■ **Data for processing**
┌──

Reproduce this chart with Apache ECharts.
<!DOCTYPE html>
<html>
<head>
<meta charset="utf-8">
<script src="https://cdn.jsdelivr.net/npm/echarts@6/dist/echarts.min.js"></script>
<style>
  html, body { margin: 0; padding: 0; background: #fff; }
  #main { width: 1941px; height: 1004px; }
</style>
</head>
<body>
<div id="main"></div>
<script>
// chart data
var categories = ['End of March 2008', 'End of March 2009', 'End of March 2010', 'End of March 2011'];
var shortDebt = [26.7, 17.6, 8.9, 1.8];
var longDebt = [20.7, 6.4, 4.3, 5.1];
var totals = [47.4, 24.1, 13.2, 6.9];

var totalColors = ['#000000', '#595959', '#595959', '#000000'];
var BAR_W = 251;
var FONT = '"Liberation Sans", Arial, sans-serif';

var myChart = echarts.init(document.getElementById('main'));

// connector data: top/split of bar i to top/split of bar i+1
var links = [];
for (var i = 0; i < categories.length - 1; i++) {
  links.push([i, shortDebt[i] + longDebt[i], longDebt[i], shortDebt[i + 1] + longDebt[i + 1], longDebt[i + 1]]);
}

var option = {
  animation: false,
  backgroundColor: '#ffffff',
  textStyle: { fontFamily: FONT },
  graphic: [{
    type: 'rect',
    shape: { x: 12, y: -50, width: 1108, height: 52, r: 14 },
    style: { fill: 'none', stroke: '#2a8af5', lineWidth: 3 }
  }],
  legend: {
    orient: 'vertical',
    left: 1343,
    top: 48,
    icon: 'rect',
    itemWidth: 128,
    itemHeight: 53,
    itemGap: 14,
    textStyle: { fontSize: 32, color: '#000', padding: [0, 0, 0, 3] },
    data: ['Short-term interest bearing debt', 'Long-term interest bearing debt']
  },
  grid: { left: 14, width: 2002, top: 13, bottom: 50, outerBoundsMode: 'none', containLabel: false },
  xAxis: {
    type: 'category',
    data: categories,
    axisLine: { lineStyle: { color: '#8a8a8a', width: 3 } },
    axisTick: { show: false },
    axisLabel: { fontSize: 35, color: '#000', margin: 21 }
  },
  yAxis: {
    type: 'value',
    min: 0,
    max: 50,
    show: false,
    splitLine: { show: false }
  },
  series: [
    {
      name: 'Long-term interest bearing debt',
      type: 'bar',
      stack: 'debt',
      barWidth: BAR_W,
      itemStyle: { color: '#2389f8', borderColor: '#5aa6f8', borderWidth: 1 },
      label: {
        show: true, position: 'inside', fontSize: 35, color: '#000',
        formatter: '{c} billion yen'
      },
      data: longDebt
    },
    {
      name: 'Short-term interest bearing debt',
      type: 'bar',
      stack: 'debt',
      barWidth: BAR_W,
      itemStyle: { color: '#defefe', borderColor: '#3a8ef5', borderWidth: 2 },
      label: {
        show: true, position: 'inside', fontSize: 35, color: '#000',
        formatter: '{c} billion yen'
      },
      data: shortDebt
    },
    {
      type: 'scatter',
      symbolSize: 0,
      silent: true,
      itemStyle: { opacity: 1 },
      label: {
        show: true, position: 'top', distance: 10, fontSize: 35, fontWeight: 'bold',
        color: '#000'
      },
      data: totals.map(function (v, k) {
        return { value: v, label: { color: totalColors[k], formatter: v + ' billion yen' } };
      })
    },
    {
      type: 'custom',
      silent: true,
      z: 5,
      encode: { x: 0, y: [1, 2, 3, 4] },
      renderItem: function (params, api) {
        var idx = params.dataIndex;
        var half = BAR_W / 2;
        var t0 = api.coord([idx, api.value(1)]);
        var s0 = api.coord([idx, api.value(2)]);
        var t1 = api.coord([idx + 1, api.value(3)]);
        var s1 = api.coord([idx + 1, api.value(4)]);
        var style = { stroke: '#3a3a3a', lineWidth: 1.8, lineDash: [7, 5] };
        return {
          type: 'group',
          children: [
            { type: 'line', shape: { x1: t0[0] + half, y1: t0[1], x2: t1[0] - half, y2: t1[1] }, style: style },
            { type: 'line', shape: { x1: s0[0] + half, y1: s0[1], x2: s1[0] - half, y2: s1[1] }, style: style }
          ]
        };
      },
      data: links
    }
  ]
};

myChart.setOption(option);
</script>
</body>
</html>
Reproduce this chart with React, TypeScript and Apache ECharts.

└──

■ **What to do**
Count the lines in the entries that hold the word "Apache", and give nothing but the total.

■ **Full response**
2